**** INFORMATION PROVIDED

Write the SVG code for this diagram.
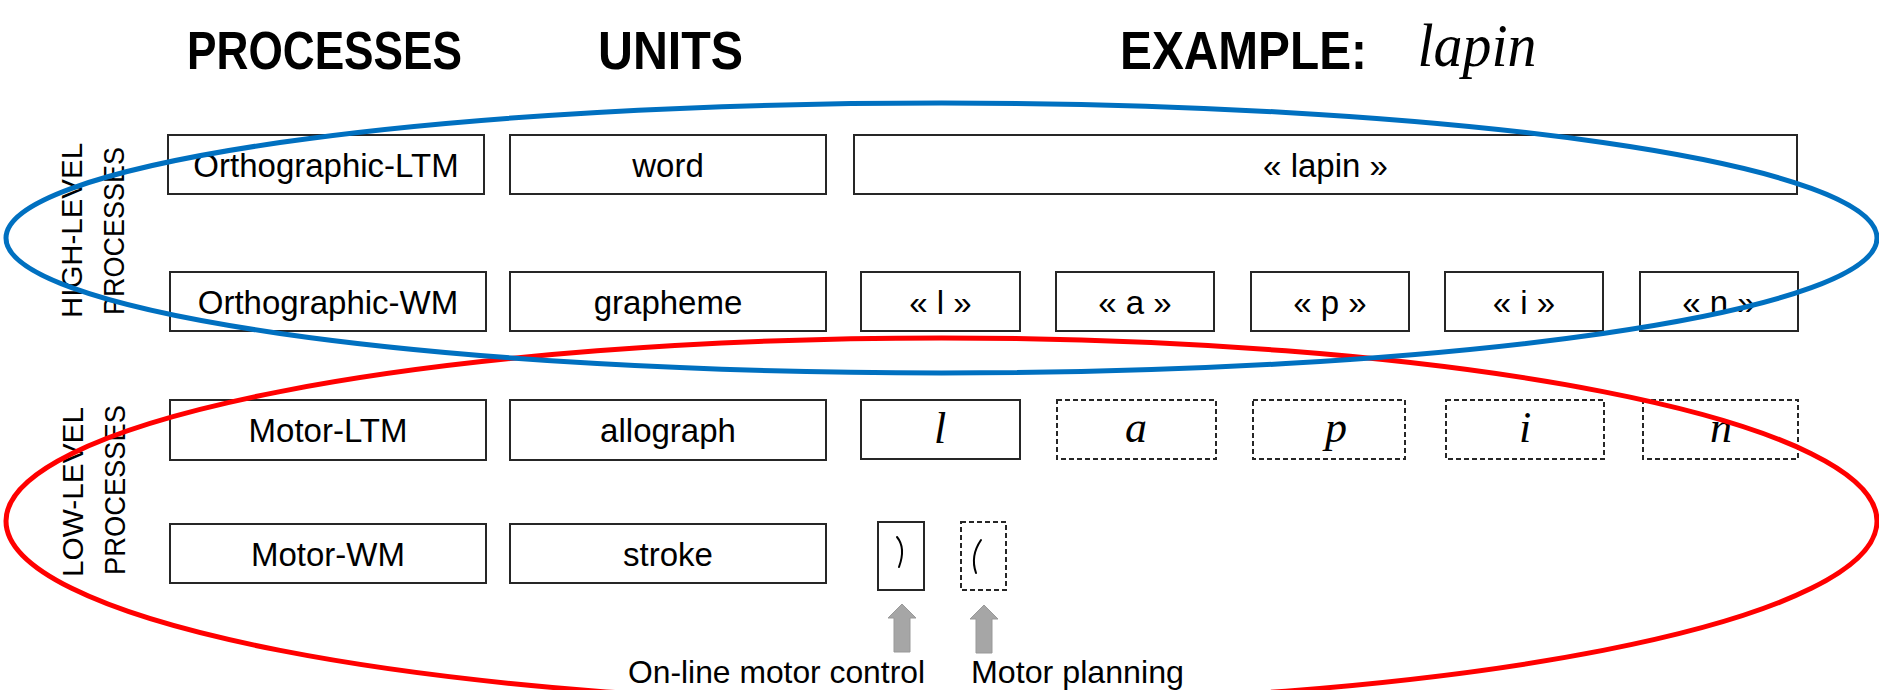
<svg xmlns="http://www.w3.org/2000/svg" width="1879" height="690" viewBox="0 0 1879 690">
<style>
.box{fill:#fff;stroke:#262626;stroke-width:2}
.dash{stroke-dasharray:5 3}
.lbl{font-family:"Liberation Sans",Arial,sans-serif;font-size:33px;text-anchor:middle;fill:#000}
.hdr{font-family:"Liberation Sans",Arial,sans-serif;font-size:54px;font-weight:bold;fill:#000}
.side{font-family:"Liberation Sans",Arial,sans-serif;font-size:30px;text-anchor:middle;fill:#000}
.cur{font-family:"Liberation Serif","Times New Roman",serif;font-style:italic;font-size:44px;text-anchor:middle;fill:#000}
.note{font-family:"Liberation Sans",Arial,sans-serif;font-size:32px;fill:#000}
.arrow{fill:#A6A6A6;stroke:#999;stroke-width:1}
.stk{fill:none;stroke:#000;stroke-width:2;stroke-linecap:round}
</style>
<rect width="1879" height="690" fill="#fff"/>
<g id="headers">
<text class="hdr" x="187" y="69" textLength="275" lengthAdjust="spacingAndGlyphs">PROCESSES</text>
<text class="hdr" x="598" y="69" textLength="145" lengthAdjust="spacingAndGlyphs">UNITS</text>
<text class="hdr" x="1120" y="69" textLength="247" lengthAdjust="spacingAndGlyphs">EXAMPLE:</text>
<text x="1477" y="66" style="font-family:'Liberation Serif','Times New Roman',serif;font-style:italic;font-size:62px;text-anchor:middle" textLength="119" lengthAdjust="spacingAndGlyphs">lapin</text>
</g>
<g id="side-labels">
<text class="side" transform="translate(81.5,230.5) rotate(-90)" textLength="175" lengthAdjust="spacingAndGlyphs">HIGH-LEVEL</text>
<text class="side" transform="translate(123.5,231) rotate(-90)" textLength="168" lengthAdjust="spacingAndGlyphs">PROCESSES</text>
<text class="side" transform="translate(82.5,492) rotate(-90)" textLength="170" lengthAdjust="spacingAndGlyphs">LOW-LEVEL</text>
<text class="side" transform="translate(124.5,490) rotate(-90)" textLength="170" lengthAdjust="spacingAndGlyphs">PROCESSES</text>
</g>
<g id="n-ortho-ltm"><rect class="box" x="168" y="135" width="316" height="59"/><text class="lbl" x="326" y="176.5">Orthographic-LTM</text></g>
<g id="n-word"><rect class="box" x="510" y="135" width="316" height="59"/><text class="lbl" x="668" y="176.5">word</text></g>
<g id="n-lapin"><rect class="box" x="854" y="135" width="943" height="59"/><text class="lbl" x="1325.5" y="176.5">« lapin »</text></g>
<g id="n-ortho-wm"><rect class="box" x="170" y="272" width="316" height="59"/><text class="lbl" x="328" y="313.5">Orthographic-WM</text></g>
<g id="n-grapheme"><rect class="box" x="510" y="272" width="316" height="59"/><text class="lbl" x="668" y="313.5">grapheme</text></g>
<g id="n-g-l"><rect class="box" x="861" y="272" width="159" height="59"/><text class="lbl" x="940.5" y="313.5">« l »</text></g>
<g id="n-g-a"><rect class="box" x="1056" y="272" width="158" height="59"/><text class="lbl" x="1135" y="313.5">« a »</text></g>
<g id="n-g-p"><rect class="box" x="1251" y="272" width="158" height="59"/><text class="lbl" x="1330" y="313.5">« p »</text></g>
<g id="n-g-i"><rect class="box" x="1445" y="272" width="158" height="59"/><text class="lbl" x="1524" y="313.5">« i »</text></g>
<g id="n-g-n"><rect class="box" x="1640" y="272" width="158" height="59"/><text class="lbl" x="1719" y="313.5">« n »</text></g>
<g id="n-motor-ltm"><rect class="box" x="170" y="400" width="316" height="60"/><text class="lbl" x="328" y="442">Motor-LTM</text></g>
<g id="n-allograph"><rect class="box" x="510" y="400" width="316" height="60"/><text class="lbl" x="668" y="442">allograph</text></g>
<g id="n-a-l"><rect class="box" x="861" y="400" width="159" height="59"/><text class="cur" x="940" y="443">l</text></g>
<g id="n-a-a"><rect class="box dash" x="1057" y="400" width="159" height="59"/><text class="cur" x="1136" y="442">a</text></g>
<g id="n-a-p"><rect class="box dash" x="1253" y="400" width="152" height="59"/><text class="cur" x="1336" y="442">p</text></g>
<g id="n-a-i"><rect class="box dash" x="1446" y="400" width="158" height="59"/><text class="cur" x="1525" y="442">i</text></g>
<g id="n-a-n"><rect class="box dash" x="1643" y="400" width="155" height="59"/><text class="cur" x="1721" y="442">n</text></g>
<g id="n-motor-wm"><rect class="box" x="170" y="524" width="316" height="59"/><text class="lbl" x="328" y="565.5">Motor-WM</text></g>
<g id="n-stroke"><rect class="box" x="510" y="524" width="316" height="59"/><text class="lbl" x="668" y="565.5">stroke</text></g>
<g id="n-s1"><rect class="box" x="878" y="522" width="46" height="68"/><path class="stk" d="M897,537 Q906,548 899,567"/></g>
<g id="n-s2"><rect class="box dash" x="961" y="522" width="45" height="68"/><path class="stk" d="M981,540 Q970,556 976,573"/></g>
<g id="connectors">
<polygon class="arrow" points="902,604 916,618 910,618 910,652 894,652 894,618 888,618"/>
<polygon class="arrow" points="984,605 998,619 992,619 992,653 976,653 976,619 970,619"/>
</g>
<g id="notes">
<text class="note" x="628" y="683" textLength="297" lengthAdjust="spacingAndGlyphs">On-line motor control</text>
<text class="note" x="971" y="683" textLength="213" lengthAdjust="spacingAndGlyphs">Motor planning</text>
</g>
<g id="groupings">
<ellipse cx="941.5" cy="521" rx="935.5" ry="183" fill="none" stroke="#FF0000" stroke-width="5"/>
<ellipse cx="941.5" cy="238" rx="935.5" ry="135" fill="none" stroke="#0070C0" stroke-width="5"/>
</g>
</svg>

********

### AIM OF THE EXERCISE
Repeat all of the data above word for word, minus the pictures.

### EXERCISE SOLUTION
Write the SVG code for this diagram.
<svg xmlns="http://www.w3.org/2000/svg" width="1879" height="690" viewBox="0 0 1879 690">
<style>
.box{fill:#fff;stroke:#262626;stroke-width:2}
.dash{stroke-dasharray:5 3}
.lbl{font-family:"Liberation Sans",Arial,sans-serif;font-size:33px;text-anchor:middle;fill:#000}
.hdr{font-family:"Liberation Sans",Arial,sans-serif;font-size:54px;font-weight:bold;fill:#000}
.side{font-family:"Liberation Sans",Arial,sans-serif;font-size:30px;text-anchor:middle;fill:#000}
.cur{font-family:"Liberation Serif","Times New Roman",serif;font-style:italic;font-size:44px;text-anchor:middle;fill:#000}
.note{font-family:"Liberation Sans",Arial,sans-serif;font-size:32px;fill:#000}
.arrow{fill:#A6A6A6;stroke:#999;stroke-width:1}
.stk{fill:none;stroke:#000;stroke-width:2;stroke-linecap:round}
</style>
<rect width="1879" height="690" fill="#fff"/>
<g id="headers">
<text class="hdr" x="187" y="69" textLength="275" lengthAdjust="spacingAndGlyphs">PROCESSES</text>
<text class="hdr" x="598" y="69" textLength="145" lengthAdjust="spacingAndGlyphs">UNITS</text>
<text class="hdr" x="1120" y="69" textLength="247" lengthAdjust="spacingAndGlyphs">EXAMPLE:</text>
<text x="1477" y="66" style="font-family:'Liberation Serif','Times New Roman',serif;font-style:italic;font-size:62px;text-anchor:middle" textLength="119" lengthAdjust="spacingAndGlyphs">lapin</text>
</g>
<g id="side-labels">
<text class="side" transform="translate(81.5,230.5) rotate(-90)" textLength="175" lengthAdjust="spacingAndGlyphs">HIGH-LEVEL</text>
<text class="side" transform="translate(123.5,231) rotate(-90)" textLength="168" lengthAdjust="spacingAndGlyphs">PROCESSES</text>
<text class="side" transform="translate(82.5,492) rotate(-90)" textLength="170" lengthAdjust="spacingAndGlyphs">LOW-LEVEL</text>
<text class="side" transform="translate(124.5,490) rotate(-90)" textLength="170" lengthAdjust="spacingAndGlyphs">PROCESSES</text>
</g>
<g id="n-ortho-ltm"><rect class="box" x="168" y="135" width="316" height="59"/><text class="lbl" x="326" y="176.5">Orthographic-LTM</text></g>
<g id="n-word"><rect class="box" x="510" y="135" width="316" height="59"/><text class="lbl" x="668" y="176.5">word</text></g>
<g id="n-lapin"><rect class="box" x="854" y="135" width="943" height="59"/><text class="lbl" x="1325.5" y="176.5">« lapin »</text></g>
<g id="n-ortho-wm"><rect class="box" x="170" y="272" width="316" height="59"/><text class="lbl" x="328" y="313.5">Orthographic-WM</text></g>
<g id="n-grapheme"><rect class="box" x="510" y="272" width="316" height="59"/><text class="lbl" x="668" y="313.5">grapheme</text></g>
<g id="n-g-l"><rect class="box" x="861" y="272" width="159" height="59"/><text class="lbl" x="940.5" y="313.5">« l »</text></g>
<g id="n-g-a"><rect class="box" x="1056" y="272" width="158" height="59"/><text class="lbl" x="1135" y="313.5">« a »</text></g>
<g id="n-g-p"><rect class="box" x="1251" y="272" width="158" height="59"/><text class="lbl" x="1330" y="313.5">« p »</text></g>
<g id="n-g-i"><rect class="box" x="1445" y="272" width="158" height="59"/><text class="lbl" x="1524" y="313.5">« i »</text></g>
<g id="n-g-n"><rect class="box" x="1640" y="272" width="158" height="59"/><text class="lbl" x="1719" y="313.5">« n »</text></g>
<g id="n-motor-ltm"><rect class="box" x="170" y="400" width="316" height="60"/><text class="lbl" x="328" y="442">Motor-LTM</text></g>
<g id="n-allograph"><rect class="box" x="510" y="400" width="316" height="60"/><text class="lbl" x="668" y="442">allograph</text></g>
<g id="n-a-l"><rect class="box" x="861" y="400" width="159" height="59"/><text class="cur" x="940" y="443">l</text></g>
<g id="n-a-a"><rect class="box dash" x="1057" y="400" width="159" height="59"/><text class="cur" x="1136" y="442">a</text></g>
<g id="n-a-p"><rect class="box dash" x="1253" y="400" width="152" height="59"/><text class="cur" x="1336" y="442">p</text></g>
<g id="n-a-i"><rect class="box dash" x="1446" y="400" width="158" height="59"/><text class="cur" x="1525" y="442">i</text></g>
<g id="n-a-n"><rect class="box dash" x="1643" y="400" width="155" height="59"/><text class="cur" x="1721" y="442">n</text></g>
<g id="n-motor-wm"><rect class="box" x="170" y="524" width="316" height="59"/><text class="lbl" x="328" y="565.5">Motor-WM</text></g>
<g id="n-stroke"><rect class="box" x="510" y="524" width="316" height="59"/><text class="lbl" x="668" y="565.5">stroke</text></g>
<g id="n-s1"><rect class="box" x="878" y="522" width="46" height="68"/><path class="stk" d="M897,537 Q906,548 899,567"/></g>
<g id="n-s2"><rect class="box dash" x="961" y="522" width="45" height="68"/><path class="stk" d="M981,540 Q970,556 976,573"/></g>
<g id="connectors">
<polygon class="arrow" points="902,604 916,618 910,618 910,652 894,652 894,618 888,618"/>
<polygon class="arrow" points="984,605 998,619 992,619 992,653 976,653 976,619 970,619"/>
</g>
<g id="notes">
<text class="note" x="628" y="683" textLength="297" lengthAdjust="spacingAndGlyphs">On-line motor control</text>
<text class="note" x="971" y="683" textLength="213" lengthAdjust="spacingAndGlyphs">Motor planning</text>
</g>
<g id="groupings">
<ellipse cx="941.5" cy="521" rx="935.5" ry="183" fill="none" stroke="#FF0000" stroke-width="5"/>
<ellipse cx="941.5" cy="238" rx="935.5" ry="135" fill="none" stroke="#0070C0" stroke-width="5"/>
</g>
</svg>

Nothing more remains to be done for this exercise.